Instruction.
Below are some records. Write out the lines from the one containing "Generate a Python" to the last line, word for word, leaving out pictures.
## begin Supplied entries
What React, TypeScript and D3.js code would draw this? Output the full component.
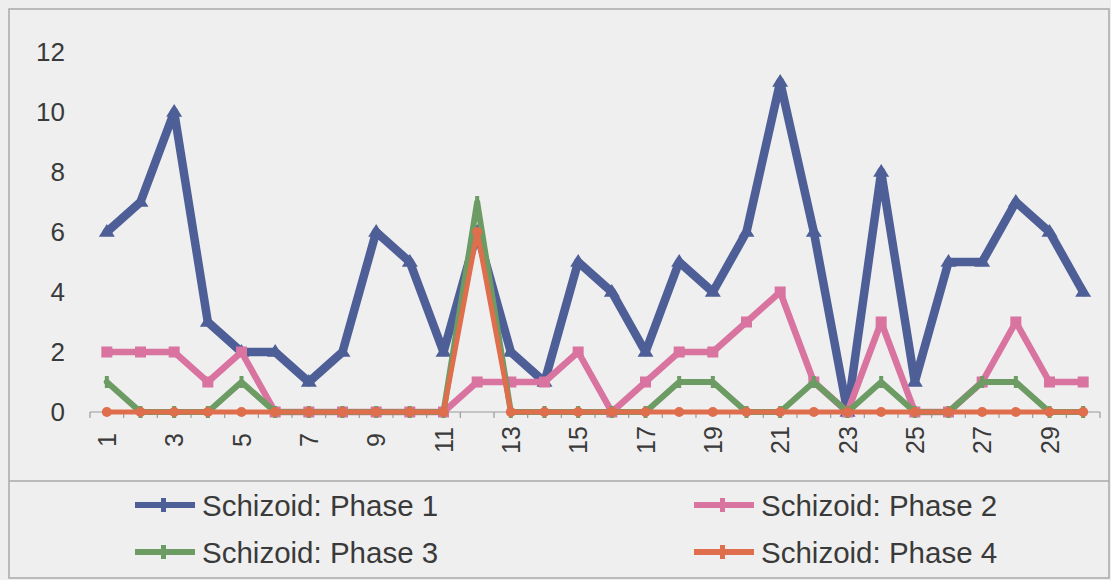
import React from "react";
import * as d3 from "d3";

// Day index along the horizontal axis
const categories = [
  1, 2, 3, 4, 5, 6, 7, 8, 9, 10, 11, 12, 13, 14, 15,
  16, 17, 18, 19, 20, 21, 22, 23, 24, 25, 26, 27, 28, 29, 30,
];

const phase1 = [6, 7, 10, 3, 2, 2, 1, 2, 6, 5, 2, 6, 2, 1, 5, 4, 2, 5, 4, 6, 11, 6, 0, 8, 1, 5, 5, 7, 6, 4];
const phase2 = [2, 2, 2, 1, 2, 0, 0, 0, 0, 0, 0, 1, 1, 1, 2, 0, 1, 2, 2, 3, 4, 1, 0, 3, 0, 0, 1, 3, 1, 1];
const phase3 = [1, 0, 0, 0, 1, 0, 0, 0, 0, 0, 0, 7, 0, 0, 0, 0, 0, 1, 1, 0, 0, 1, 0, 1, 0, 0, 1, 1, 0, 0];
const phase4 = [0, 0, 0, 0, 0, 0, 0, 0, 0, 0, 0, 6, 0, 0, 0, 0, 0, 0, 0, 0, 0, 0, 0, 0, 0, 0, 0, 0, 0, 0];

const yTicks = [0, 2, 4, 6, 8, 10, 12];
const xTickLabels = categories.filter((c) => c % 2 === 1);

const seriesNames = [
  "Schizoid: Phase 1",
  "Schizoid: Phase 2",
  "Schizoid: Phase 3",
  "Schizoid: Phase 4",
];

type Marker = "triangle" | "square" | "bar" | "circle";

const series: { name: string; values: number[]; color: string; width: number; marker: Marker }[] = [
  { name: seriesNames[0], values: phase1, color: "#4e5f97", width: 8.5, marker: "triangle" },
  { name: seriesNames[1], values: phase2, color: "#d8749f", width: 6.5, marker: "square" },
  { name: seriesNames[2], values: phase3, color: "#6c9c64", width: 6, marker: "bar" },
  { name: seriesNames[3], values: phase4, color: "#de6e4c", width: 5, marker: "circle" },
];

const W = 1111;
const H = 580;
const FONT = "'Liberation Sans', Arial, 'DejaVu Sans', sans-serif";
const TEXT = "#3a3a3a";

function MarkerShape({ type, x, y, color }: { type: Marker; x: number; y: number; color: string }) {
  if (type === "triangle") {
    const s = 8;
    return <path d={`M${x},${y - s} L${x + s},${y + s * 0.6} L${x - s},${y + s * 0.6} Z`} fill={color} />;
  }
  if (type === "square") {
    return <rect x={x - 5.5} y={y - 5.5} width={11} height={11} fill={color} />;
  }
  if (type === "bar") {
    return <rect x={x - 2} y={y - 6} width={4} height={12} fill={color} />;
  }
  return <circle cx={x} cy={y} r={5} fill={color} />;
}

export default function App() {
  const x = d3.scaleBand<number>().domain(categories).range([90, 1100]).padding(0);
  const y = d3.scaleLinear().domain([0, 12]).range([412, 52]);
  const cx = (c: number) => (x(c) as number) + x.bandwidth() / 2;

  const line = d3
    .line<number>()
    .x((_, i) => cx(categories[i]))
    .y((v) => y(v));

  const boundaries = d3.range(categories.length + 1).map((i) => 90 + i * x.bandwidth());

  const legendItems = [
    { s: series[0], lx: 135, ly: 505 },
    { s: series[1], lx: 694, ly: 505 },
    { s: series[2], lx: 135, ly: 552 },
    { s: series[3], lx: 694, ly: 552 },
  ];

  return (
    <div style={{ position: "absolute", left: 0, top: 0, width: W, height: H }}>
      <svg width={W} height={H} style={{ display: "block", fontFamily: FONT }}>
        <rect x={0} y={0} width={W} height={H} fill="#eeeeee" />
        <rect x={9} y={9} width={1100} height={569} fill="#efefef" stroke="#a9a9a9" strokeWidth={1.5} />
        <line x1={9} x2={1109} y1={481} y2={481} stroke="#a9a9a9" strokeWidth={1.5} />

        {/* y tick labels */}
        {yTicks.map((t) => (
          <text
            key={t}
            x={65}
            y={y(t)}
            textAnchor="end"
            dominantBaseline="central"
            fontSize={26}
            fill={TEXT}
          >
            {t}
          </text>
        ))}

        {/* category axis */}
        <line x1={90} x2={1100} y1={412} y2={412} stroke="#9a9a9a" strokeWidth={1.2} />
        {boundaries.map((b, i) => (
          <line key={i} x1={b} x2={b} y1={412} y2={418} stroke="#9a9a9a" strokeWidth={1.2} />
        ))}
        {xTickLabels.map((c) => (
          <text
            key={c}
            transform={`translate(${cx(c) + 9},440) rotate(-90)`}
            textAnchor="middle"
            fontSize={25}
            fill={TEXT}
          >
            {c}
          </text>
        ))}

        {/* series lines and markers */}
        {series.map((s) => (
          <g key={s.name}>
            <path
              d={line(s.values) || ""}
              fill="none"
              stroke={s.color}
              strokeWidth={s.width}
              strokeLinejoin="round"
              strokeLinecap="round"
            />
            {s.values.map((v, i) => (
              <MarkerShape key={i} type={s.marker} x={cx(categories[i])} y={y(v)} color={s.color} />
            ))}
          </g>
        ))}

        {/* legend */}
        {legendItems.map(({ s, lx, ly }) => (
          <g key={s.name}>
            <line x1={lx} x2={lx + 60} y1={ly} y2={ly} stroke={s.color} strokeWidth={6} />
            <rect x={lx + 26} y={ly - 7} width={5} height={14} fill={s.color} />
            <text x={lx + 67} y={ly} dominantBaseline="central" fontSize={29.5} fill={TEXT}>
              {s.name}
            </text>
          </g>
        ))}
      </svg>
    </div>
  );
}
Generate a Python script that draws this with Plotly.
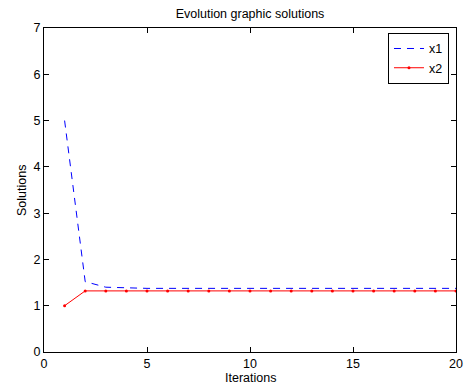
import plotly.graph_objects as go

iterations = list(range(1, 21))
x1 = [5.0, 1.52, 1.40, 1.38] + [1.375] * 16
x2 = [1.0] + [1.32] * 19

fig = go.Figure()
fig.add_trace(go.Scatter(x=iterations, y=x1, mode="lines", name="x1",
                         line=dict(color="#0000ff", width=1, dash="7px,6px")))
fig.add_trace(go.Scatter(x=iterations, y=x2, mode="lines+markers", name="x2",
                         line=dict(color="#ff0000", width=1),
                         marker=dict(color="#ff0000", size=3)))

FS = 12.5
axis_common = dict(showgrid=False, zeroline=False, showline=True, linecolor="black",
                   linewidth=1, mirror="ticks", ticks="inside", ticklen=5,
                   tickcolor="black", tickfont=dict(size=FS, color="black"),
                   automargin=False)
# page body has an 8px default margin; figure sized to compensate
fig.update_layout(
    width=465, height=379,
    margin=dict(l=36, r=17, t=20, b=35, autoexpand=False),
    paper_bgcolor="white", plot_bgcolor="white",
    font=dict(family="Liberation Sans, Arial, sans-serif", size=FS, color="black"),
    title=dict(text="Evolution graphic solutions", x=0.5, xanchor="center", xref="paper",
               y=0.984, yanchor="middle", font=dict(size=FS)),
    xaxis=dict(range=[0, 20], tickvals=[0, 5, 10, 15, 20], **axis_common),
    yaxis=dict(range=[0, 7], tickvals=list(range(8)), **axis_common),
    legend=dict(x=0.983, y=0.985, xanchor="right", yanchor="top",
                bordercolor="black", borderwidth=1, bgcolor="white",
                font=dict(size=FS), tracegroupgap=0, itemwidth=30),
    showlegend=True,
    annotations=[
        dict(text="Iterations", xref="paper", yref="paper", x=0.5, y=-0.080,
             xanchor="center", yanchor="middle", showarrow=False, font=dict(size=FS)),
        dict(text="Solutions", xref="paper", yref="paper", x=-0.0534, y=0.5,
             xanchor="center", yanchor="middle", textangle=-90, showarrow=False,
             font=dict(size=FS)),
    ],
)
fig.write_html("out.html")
## end Supplied entries
Result of this task.
Generate a Python script that draws this with Plotly.
import plotly.graph_objects as go

iterations = list(range(1, 21))
x1 = [5.0, 1.52, 1.40, 1.38] + [1.375] * 16
x2 = [1.0] + [1.32] * 19

fig = go.Figure()
fig.add_trace(go.Scatter(x=iterations, y=x1, mode="lines", name="x1",
                         line=dict(color="#0000ff", width=1, dash="7px,6px")))
fig.add_trace(go.Scatter(x=iterations, y=x2, mode="lines+markers", name="x2",
                         line=dict(color="#ff0000", width=1),
                         marker=dict(color="#ff0000", size=3)))

FS = 12.5
axis_common = dict(showgrid=False, zeroline=False, showline=True, linecolor="black",
                   linewidth=1, mirror="ticks", ticks="inside", ticklen=5,
                   tickcolor="black", tickfont=dict(size=FS, color="black"),
                   automargin=False)
# page body has an 8px default margin; figure sized to compensate
fig.update_layout(
    width=465, height=379,
    margin=dict(l=36, r=17, t=20, b=35, autoexpand=False),
    paper_bgcolor="white", plot_bgcolor="white",
    font=dict(family="Liberation Sans, Arial, sans-serif", size=FS, color="black"),
    title=dict(text="Evolution graphic solutions", x=0.5, xanchor="center", xref="paper",
               y=0.984, yanchor="middle", font=dict(size=FS)),
    xaxis=dict(range=[0, 20], tickvals=[0, 5, 10, 15, 20], **axis_common),
    yaxis=dict(range=[0, 7], tickvals=list(range(8)), **axis_common),
    legend=dict(x=0.983, y=0.985, xanchor="right", yanchor="top",
                bordercolor="black", borderwidth=1, bgcolor="white",
                font=dict(size=FS), tracegroupgap=0, itemwidth=30),
    showlegend=True,
    annotations=[
        dict(text="Iterations", xref="paper", yref="paper", x=0.5, y=-0.080,
             xanchor="center", yanchor="middle", showarrow=False, font=dict(size=FS)),
        dict(text="Solutions", xref="paper", yref="paper", x=-0.0534, y=0.5,
             xanchor="center", yanchor="middle", textangle=-90, showarrow=False,
             font=dict(size=FS)),
    ],
)
fig.write_html("out.html")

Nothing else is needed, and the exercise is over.